Would the Caribbean get a passing grade for the state of ICTs in the region?
Based on a recent article on Jamaica’s ICT sector, the discussion is extended to the wider Caribbean for further consideration.
On Monday, 9 November, The Gleaner newspaper in Jamaica published an article, “Grading Jamaica’s Information And Communication Technology Sector”, in which six well-known and experienced ICT professionals were asked to assess the local industry. In addition to giving the current state of the sector a grade, the assessors, whose backgrounds covered a broad range of disciplines – from software development and education, to policy and regulation – were also required provide a SWOT (Strengths, Weaknesses, Opportunities, Threats) analysis of Jamaica’s ICT sector.
Overall, the scores Jamaica received from the assessors ranged between B and D, with a likely average grade of around a C. Depending on pass mark established, generally a C grade tends to be either a low passing grade, or a fail. Essentially, there is considerable room for improvement. Key points raised in the SWOT analysis are as follows:
- Strengths – the wealth of talent available; modern telecoms infrastructure; (some) recognition by policymakers of the importance of ICT to the economy
- Weaknesses – limited ICT governance structures; fragmented focus; underdeveloped e-government services; concentration on low-end ICT-enabled services; a lack of innovation-related education; outdated school curricula; still high cost of telecoms services
- Opportunities – a focus on niche areas and higher value services; more industry-academic-government partnership; a youthful, tech-savvy population; an emerging set of ICT-intensive businesses
- Threats – Jamaica being overtaken by its Caribbean neighbours; a lack of collaboration and being under-equipped professionally; low capacity to innovate; outdated policy and legislative framework; severe brain drain
Although the focus of the article was Jamaica, how would other Caribbean countries fare under such an assessment? Would they receive at least a passing grade?
Generally, many of the issues identified by the Jamaican assessors in the SWOT analysis are matters which we have discussed here on ICT Pulse. Having said this, there are no easy solutions for those issues.. At the very least, they would demand far-reaching changes in current policies and in resource allocation to realise effective and long-term results. However, the sections below outline two issues emerging from the SWOT that merit further discussion.
Education and work opportunities: a chicken or egg situation?
Among the assessors who were educators, there was a concern that current school curricula were still inadequate and did not properly prepare students for ICT-centred environment, where innovation and collaboration, among others, are desired characteristics in the modern worker. However, there was also a concern that there were already limited work/profession opportunities, which has contributed the considerable the brain drain that has been occurring not only in Jamaica, but across the region.

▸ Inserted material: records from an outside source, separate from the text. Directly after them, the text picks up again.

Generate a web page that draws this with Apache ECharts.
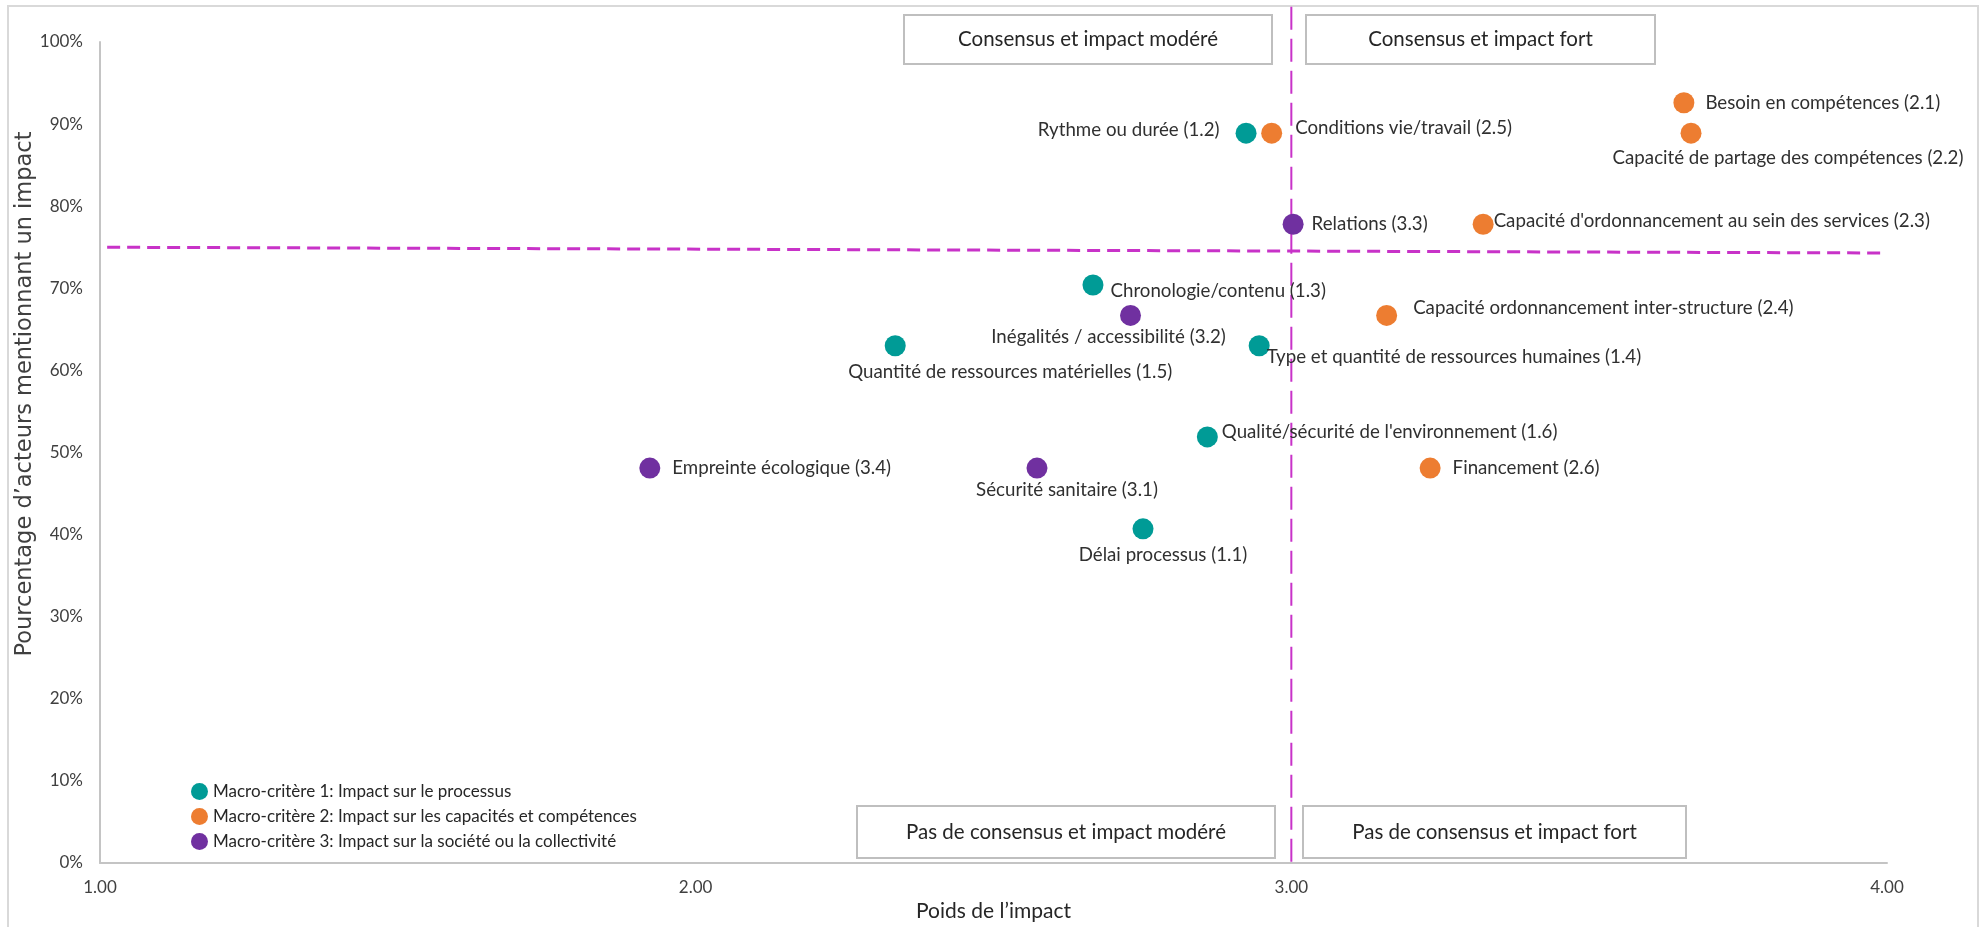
<!DOCTYPE html>
<html>
<head>
<meta charset="utf-8">
<script src="https://cdn.jsdelivr.net/npm/echarts@6/dist/echarts.min.js"></script>
<style>
html,body{margin:0;padding:0;background:#fff;}
#chart{width:1988px;height:927px;}
</style>
</head>
<body>
<div id="chart"></div>
<script>
// ---- Data ----
const seriesNames = [
  'Macro-critère 1: Impact sur le processus',
  'Macro-critère 2: Impact sur les capacités et compétences',
  'Macro-critère 3: Impact sur la société ou la collectivité'
];
const names1 = ['Délai processus (1.1)', 'Rythme ou durée (1.2)', 'Chronologie/contenu (1.3)',
  'Type et quantité de ressources humaines (1.4)', 'Quantité de ressources matérielles (1.5)',
  "Qualité/sécurité de l'environnement (1.6)"];
const x1 = [2.751, 2.924, 2.667, 2.946, 2.335, 2.859];
const y1 = [40.7, 88.9, 70.4, 63.0, 63.0, 51.9];

const names2 = ['Besoin en compétences (2.1)', 'Capacité de partage des compétences (2.2)',
  "Capacité d'ordonnancement au sein des services (2.3)", 'Capacité ordonnancement inter-structure (2.4)',
  'Conditions vie/travail (2.5)', 'Financement (2.6)'];
const x2 = [3.659, 3.671, 3.322, 3.160, 2.967, 3.233];
const y2 = [92.6, 88.9, 77.8, 66.7, 88.9, 48.1];

const names3 = ['Sécurité sanitaire (3.1)', 'Inégalités / accessibilité (3.2)', 'Relations (3.3)',
  'Empreinte écologique (3.4)'];
const x3 = [2.573, 2.730, 3.003, 1.923];
const y3 = [48.1, 66.7, 77.8, 48.1];

const xTicks = [1, 2, 3, 4];
const yTicks = [0, 10, 20, 30, 40, 50, 60, 70, 80, 90, 100];

// threshold lines (x = 3 vertical, ~75% horizontal)
const vLineX = [3, 3];
const vLineY = [104.3, 0];
const hLineX = [1.012, 4.0];
const hLineY = [75.0, 74.3];

const quadrantTexts = ['Consensus et impact modéré', 'Consensus et impact fort',
  'Pas de consensus et impact modéré', 'Pas de consensus et impact fort'];

// ---- Styles (label placement per point, separate from data) ----
const labelPlace1 = [
  {pos:'inside', dx:20, dy:26},
  {pos:'left', gap:16, dy:-3},
  {pos:'right', gap:7, dy:6},
  {pos:'right', gap:-3, dy:11},
  {pos:'inside', dx:115, dy:26},
  {pos:'right', gap:4, dy:-5}
];
const labelPlace2 = [
  {pos:'right', gap:11, dy:0},
  {pos:'inside', dx:97, dy:25},
  {pos:'right', gap:0, dy:-3},
  {pos:'right', gap:16, dy:-7},
  {pos:'right', gap:13, dy:-5},
  {pos:'right', gap:12, dy:0}
];
const labelPlace3 = [
  {pos:'inside', dx:30, dy:22},
  {pos:'inside', dx:-22, dy:22},
  {pos:'right', gap:8, dy:0},
  {pos:'right', gap:12, dy:0}
];
const colors = ['#009B96', '#ED7D31', '#7030A0'];
const FONT = 'Lato';
const LABEL_SIZE = 18.7;

function buildData(names, xs, ys, places) {
  return names.map((n, i) => {
    const p = places[i];
    const label = {show: true, formatter: n, fontFamily: FONT, fontSize: LABEL_SIZE, color: '#303030'};
    if (p.pos === 'inside') {
      label.position = 'inside';
      label.align = 'center';
      label.verticalAlign = 'middle';
    } else {
      label.position = p.pos;
      label.distance = p.gap;
    }
    return {name: n, value: [xs[i], ys[i]], label: label};
  });
}

const placesAll = [labelPlace1, labelPlace2, labelPlace3];

const chart = echarts.init(document.getElementById('chart'), null, {renderer: 'canvas'});

const scatterSeries = [
  [names1, x1, y1],
  [names2, x2, y2],
  [names3, x3, y3]
].map((d, k) => ({
  name: seriesNames[k],
  type: 'scatter',
  symbol: 'circle',
  symbolSize: 21,
  itemStyle: {color: colors[k], opacity: 1},
  labelLayout: function (params) {
    const p = placesAll[k][params.dataIndex];
    return {dx: p.pos === 'inside' ? p.dx : 0, dy: p.dy, hideOverlap: false};
  },
  data: buildData(d[0], d[1], d[2], placesAll[k]),
  z: 5
}));

const lineColor = '#C832C8';
const refSeries = [
  {
    name: 'vline', type: 'line', clip: false, silent: true, showSymbol: false, symbol: 'none',
    data: vLineX.map((x, i) => [x, vLineY[i]]),
    lineStyle: {color: lineColor, width: 2, type: [23, 9]}, z: 3
  },
  {
    name: 'hline', type: 'line', clip: false, silent: true, showSymbol: false, symbol: 'none',
    data: hLineX.map((x, i) => [x, hLineY[i]]),
    lineStyle: {color: lineColor, width: 3, type: [13, 7]}, z: 3
  }
];

function box(x, y, w, h, text) {
  return {
    type: 'group', z: 10,
    children: [
      {type: 'rect', shape: {x: x, y: y, width: w, height: h},
       style: {fill: '#fff', stroke: '#BFBFBF', lineWidth: 2}},
      {type: 'text', x: x + w / 2, y: y + h / 2,
       style: {text: text, align: 'center', verticalAlign: 'middle', fontFamily: FONT, fontSize: 20.5, fill: '#262626'}}
    ]
  };
}

chart.setOption({
  animation: false,
  backgroundColor: '#fff',
  grid: {left: 100, right: 101, top: 42, bottom: 64, containLabel: false},
  legend: {
    data: seriesNames,
    orient: 'vertical', left: 191, top: 783, padding: 0,
    icon: 'circle', itemWidth: 17, itemHeight: 17, itemGap: 8,
    textStyle: {fontFamily: FONT, fontSize: 17, color: '#262626'},
    selectedMode: false
  },
  xAxis: {
    type: 'value', min: xTicks[0], max: xTicks[xTicks.length - 1], interval: 1,
    name: 'Poids de l’impact', nameLocation: 'middle', nameGap: 38,
    nameTextStyle: {fontFamily: FONT, fontSize: 21, color: '#262626'},
    axisLine: {show: true, onZero: false, lineStyle: {color: '#C4C4C4', width: 2}},
    axisTick: {show: false},
    splitLine: {show: false},
    axisLabel: {formatter: v => v.toFixed(2), fontFamily: FONT, fontSize: 17, color: '#404040', margin: 16}
  },
  yAxis: {
    type: 'value', min: yTicks[0], max: yTicks[yTicks.length - 1], interval: 10,
    axisLine: {show: true, onZero: false, lineStyle: {color: '#C4C4C4', width: 2}},
    axisTick: {show: false},
    splitLine: {show: false},
    axisLabel: {formatter: '{value}%', fontFamily: FONT, fontSize: 17, color: '#404040', margin: 17}
  },
  graphic: [
    {type: 'rect', z: 0, silent: true, shape: {x: 8, y: 6, width: 1970, height: 940},
     style: {fill: 'none', stroke: '#D9D9D9', lineWidth: 2}},
    {type: 'text', x: 25, y: 394, rotation: Math.PI / 2, z: 10,
     style: {text: 'Pourcentage d’acteurs mentionnant un impact', align: 'center', verticalAlign: 'middle',
             fontFamily: 'DejaVu Sans', fontSize: 22.5, fill: '#404040'}},
    box(904, 15, 368, 49, quadrantTexts[0]),
    box(1306, 15, 349, 49, quadrantTexts[1]),
    box(857, 806, 418, 52, quadrantTexts[2]),
    box(1303, 806, 383, 52, quadrantTexts[3])
  ],
  series: refSeries.concat(scatterSeries)
});
</script>
</body>
</html>
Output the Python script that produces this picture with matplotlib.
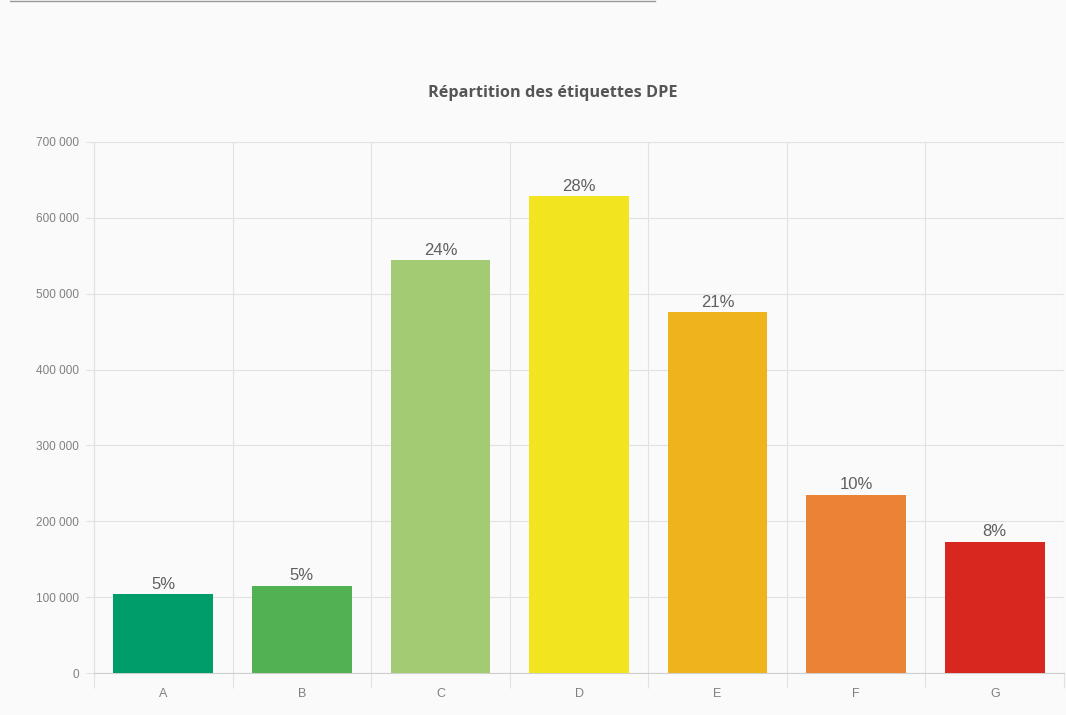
import matplotlib
matplotlib.use("Agg")
import matplotlib.pyplot as plt
from matplotlib.lines import Line2D
from matplotlib.ticker import FuncFormatter
import numpy as np

# Data
labels = ["A", "B", "C", "D", "E", "F", "G"]
counts = [104000, 115000, 544000, 629000, 476000, 235000, 173000]
percents = ["5%", "5%", "24%", "28%", "21%", "10%", "8%"]
colors = ["#009c6a", "#52b153", "#a3cb74", "#f2e41e", "#efb41b", "#ea8336", "#d7271f"]

bg = "#fafafa"
grid_col = "#e2e2e2"
text_col = "#808080"

fig = plt.figure(figsize=(10.66, 7.15), dpi=100, facecolor=bg)
ax = fig.add_axes([94 / 1066, 42 / 715, 970 / 1066, 531 / 715], facecolor=bg)

x = np.arange(len(labels))
bars = ax.bar(x, counts, width=0.72, color=colors, zorder=3)

for b, p in zip(bars, percents):
    ax.text(b.get_x() + b.get_width() / 2, b.get_height() + 3000, p,
            ha="center", va="bottom", fontsize=12, color="#5f5f5f",
            family="Liberation Sans", zorder=4)

ax.set_xlim(-0.5, len(labels) - 0.5)
ax.set_ylim(0, 700000)
ax.set_yticks(np.arange(0, 700001, 100000))
ax.yaxis.set_major_formatter(FuncFormatter(lambda v, _: f"{int(v):,}".replace(",", " ")))

ax.set_xticks(x)
ax.set_xticklabels(labels)
ax.set_xticks(np.arange(-0.5, len(labels), 1), minor=True)

ax.tick_params(axis="x", which="major", length=0, pad=11, labelsize=9, labelcolor=text_col)
ax.tick_params(axis="x", which="minor", length=11, color=grid_col, width=0.8)
ax.tick_params(axis="y", length=6, color=grid_col, width=0.8, pad=5, labelsize=8.5, labelcolor=text_col)
for t in ax.get_xticklabels() + ax.get_yticklabels():
    t.set_family("Liberation Sans")

ax.grid(axis="y", which="major", color=grid_col, lw=0.8, zorder=0)
ax.grid(axis="x", which="minor", color=grid_col, lw=0.8, zorder=0)

for s in ["top", "right"]:
    ax.spines[s].set_visible(False)
ax.spines["left"].set_color(grid_col)
ax.spines["bottom"].set_color("#cfcfcf")

fig.text(553 / 1066, 1 - 93 / 715, "Répartition des étiquettes DPE", ha="center", va="center",
         fontsize=11.7, fontweight="bold", color="#555555", family="Open Sans")

# cut-off link underline at the very top
fig.add_artist(Line2D([10 / 1066, 655 / 1066], [1 - 1 / 715, 1 - 1 / 715],
                      transform=fig.transFigure, color="#999999", lw=1))

fig.savefig("out.png", dpi=100, facecolor=bg)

Hence, though the education system may need updating, the current crop of graduates in ICT/tech-related fields – from both high school and university – are struggling to find jobs in the fields they studied. Ultimately they either secure jobs in areas not directly related to their qualifications, or emigrate to countries where more and better opportunities exist.
Low value versus high value services
Some of the Jamaican assessors were concerned about the country’s focus on contact/call centre operations in the offshore outsourcing space. Contact centres are generally considered low-value services in the outsourcing value chain. Employees can be relatively low-skilled, for example with just a high school qualification (depending on the firm), and the remuneration can be modest. As a result, there has been a lot of talk in Jamaica about moving up the outsourcing value chain, to IT outsourcing, knowledge process outsourcing, software development, etc.
However, whilst moving up the value chain might be highly desirable, most Caribbean countries – especially Jamaica – cannot afford to focus on those segments exclusively, as frequently they possess a large and under-educated population that need to work. Furthermore, the Internet value chain is like a pyramid, where the greatest need for large number of workers is at the base of the pyramid, “lower value services”, and decreases as moves to “higher value services”.It therefore means that into the foreseeable future governments are likely to continue focussing on the contact/call centre segment, as it is one of the few avenues through which a considerable number of jobs can be created, within a relatively short time frame and for a modest investment.